Boethius's Views

Boethius was very well-educated and had worked on translating and interpreting the philosophy of Plato and Aristotle. Before he was executed under suspicion of disloyalty to his monarch, and while imprisoned, Boethius wrote :“On the Consolation of Philosophy”

Boethius is called the last of the Romans and is considered a Christian martyr.

Boethius’ aims

  • To question what we mean by divine foreknowledge.
  • To explore the meaning of eternity.
  • To discuss two kinds of necessity-
  • Simple and Conditional
  • To prove that God rewards and punishes justly.

What we mean by divine foreknowledge? / What makes God’s understanding different?

All rational creatures judge the Divine Being to be eternal, so we should start by explaining the nature of eternity, for this will reveal to us the nature of the Divine Being and the capacity of divine knowledge.

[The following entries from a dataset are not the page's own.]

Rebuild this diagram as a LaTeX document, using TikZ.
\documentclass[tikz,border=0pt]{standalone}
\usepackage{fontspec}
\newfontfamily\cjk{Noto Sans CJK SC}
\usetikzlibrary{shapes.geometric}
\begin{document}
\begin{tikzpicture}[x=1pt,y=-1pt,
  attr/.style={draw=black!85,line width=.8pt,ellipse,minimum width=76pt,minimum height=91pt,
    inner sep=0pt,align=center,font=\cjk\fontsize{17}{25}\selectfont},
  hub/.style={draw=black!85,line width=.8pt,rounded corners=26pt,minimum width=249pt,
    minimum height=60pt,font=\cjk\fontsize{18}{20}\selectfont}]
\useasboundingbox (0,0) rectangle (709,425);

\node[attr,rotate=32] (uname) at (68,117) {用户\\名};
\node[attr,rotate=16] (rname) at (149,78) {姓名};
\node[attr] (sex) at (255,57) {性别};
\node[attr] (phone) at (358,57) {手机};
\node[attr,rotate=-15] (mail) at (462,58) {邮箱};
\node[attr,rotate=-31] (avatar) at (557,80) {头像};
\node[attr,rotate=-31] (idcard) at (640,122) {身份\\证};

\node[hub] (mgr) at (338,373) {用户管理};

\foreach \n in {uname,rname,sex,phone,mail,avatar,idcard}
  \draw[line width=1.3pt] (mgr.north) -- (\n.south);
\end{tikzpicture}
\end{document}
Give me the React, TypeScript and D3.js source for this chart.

This takes a significant time to explain according to boethius:

This becomes clear when we consider temporal things: “whatever lives in time lives only in the present, which passes from the past into the future, and no temporal thing has such a nature that it can simultaneously embrace its entire existence, for it has not yet arrived at tomorrow and no longer exists in yesterday”

Boethius on the Problem of Freedom and Determinism

Is Human Freedom Compatible with God’s omniscience?

 If God already knows with complete certainty whatever you will ever do, how could your future be up to you to determine?

How could you be genuinely free in planning your life and enacting your plans if God already knows what you will plan and what you will do?

Boethius argues that what an omniscient God foresees in the future must happen.  Whether it happens because he sees it or, he sees it because it will happen is irrelevant.

God may not directly cause our actions but in seeing them they become necessary and we cannot do otherwise.  Boethius says this causes problems:

  • It is pointless for God to reward or punish because all actions are predestined
  • If actions are foreseen but not prevented isn’t God responsible?
  • Why bother to pray because the outcome won’t change?

Boethius’s answer to the problem…

In the Consolation of Philosophy Lady Phil. states that’s God’s foreknowledge is not the cause of future events happening.

The free will of humans cause these things; God surveys the whole of time in an eternal present.  That is, all of what we call time is “now” for God.

Boethius understood the word eternal to mean timeless, rather than everlasting.  Boethius argued that if God is eternal he is not subject to time. 

God is eternal and therefore outside time present, past and future.

Omniscience and an everlasting God – an example…

Peter Geach (1916- ) uses the analogy of playing chess with a grand master.  Although you are free to make a move where ever you like, the grandmaster will ultimately win the game!